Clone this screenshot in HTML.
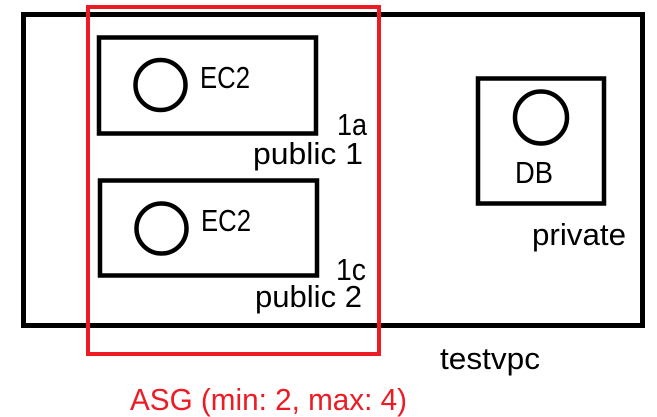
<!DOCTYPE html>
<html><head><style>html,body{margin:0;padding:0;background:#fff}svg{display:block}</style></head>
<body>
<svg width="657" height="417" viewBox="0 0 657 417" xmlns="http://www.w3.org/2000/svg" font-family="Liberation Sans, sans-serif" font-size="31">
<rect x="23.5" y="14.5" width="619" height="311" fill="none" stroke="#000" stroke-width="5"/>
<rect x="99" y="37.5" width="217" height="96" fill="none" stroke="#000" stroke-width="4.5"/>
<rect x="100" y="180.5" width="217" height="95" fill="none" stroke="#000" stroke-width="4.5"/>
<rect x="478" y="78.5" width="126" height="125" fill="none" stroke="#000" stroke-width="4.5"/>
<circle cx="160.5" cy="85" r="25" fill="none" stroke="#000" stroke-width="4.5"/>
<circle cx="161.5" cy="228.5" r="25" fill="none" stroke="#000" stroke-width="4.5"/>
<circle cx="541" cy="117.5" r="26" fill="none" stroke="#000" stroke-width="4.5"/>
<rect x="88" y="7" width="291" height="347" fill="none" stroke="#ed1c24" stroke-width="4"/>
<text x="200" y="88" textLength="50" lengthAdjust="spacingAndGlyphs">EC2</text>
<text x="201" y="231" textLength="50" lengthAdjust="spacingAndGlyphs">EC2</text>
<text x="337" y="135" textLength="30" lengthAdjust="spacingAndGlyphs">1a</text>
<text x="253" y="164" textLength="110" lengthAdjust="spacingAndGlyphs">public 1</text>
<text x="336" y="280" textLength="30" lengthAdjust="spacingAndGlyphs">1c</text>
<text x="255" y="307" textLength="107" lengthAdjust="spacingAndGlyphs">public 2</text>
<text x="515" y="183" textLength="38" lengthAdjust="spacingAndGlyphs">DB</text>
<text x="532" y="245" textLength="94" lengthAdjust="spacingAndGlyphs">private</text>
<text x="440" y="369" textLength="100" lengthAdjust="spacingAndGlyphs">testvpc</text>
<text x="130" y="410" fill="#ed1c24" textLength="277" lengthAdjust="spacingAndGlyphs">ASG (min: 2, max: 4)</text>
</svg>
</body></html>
┄┄┄┄┄┄
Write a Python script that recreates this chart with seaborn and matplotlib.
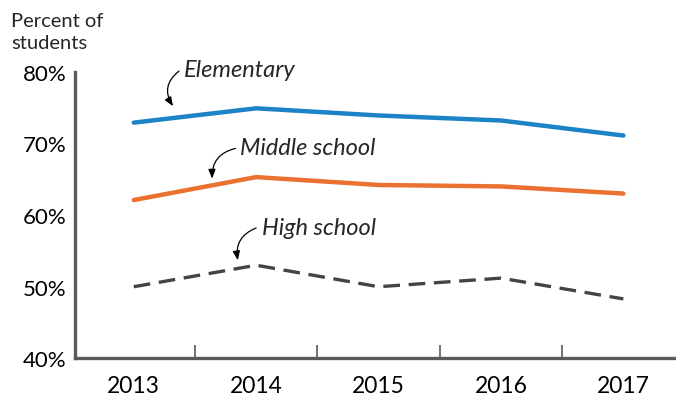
┄┄┄┄┄┄
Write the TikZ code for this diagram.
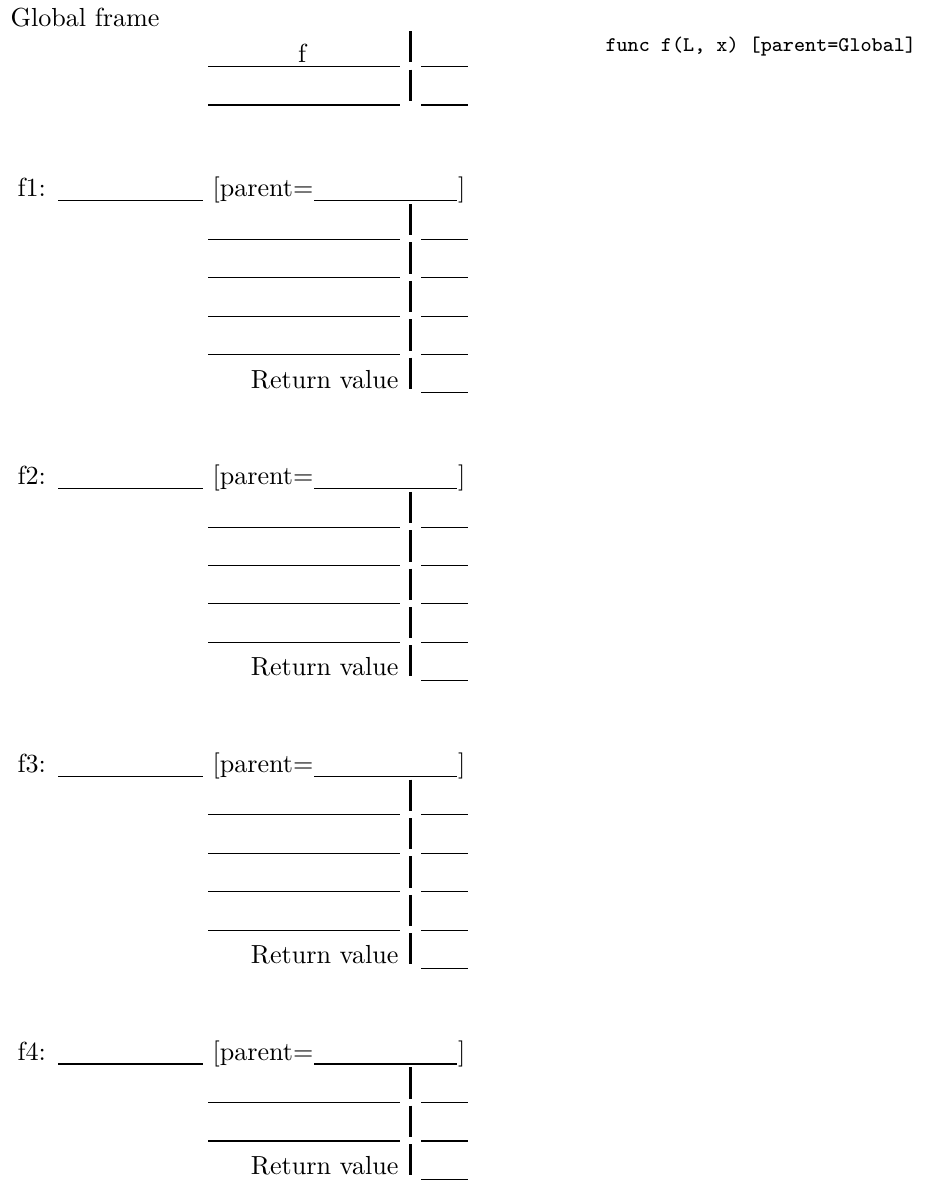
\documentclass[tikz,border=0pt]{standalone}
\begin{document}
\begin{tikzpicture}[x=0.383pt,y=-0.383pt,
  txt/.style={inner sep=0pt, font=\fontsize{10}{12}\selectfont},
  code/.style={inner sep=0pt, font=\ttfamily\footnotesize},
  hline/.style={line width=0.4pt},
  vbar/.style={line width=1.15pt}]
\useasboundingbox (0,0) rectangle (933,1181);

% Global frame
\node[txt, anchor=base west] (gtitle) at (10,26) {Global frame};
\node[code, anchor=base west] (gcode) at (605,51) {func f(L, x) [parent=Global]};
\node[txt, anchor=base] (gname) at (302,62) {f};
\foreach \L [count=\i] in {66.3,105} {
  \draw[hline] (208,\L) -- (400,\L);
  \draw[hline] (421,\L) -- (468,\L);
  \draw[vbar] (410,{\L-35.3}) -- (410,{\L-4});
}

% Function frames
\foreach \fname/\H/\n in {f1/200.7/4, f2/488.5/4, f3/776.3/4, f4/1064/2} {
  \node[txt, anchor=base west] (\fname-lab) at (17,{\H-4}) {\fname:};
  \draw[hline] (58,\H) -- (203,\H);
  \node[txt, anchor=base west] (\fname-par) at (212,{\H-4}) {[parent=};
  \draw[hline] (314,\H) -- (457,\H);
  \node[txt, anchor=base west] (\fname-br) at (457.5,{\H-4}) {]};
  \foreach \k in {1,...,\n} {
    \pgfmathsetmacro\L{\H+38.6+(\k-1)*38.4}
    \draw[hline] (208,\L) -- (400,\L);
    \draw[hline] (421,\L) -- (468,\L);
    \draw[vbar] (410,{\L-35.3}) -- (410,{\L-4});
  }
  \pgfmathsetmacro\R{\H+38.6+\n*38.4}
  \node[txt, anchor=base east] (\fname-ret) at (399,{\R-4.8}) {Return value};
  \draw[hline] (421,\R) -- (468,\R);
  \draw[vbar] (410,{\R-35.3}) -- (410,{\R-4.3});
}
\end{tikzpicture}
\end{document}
┄┄┄┄┄┄
▶ **GIVEN REQUEST**: Your copy should hold only the lines from the one containing "Write the TikZ code for this diagram." through the one containing "(0,0) rectangle (933,1181);", word for word, with no pictures.

▶ **RESPONSE TO THIS EXERCISE**:
Write the TikZ code for this diagram.
\documentclass[tikz,border=0pt]{standalone}
\begin{document}
\begin{tikzpicture}[x=0.383pt,y=-0.383pt,
  txt/.style={inner sep=0pt, font=\fontsize{10}{12}\selectfont},
  code/.style={inner sep=0pt, font=\ttfamily\footnotesize},
  hline/.style={line width=0.4pt},
  vbar/.style={line width=1.15pt}]
\useasboundingbox (0,0) rectangle (933,1181);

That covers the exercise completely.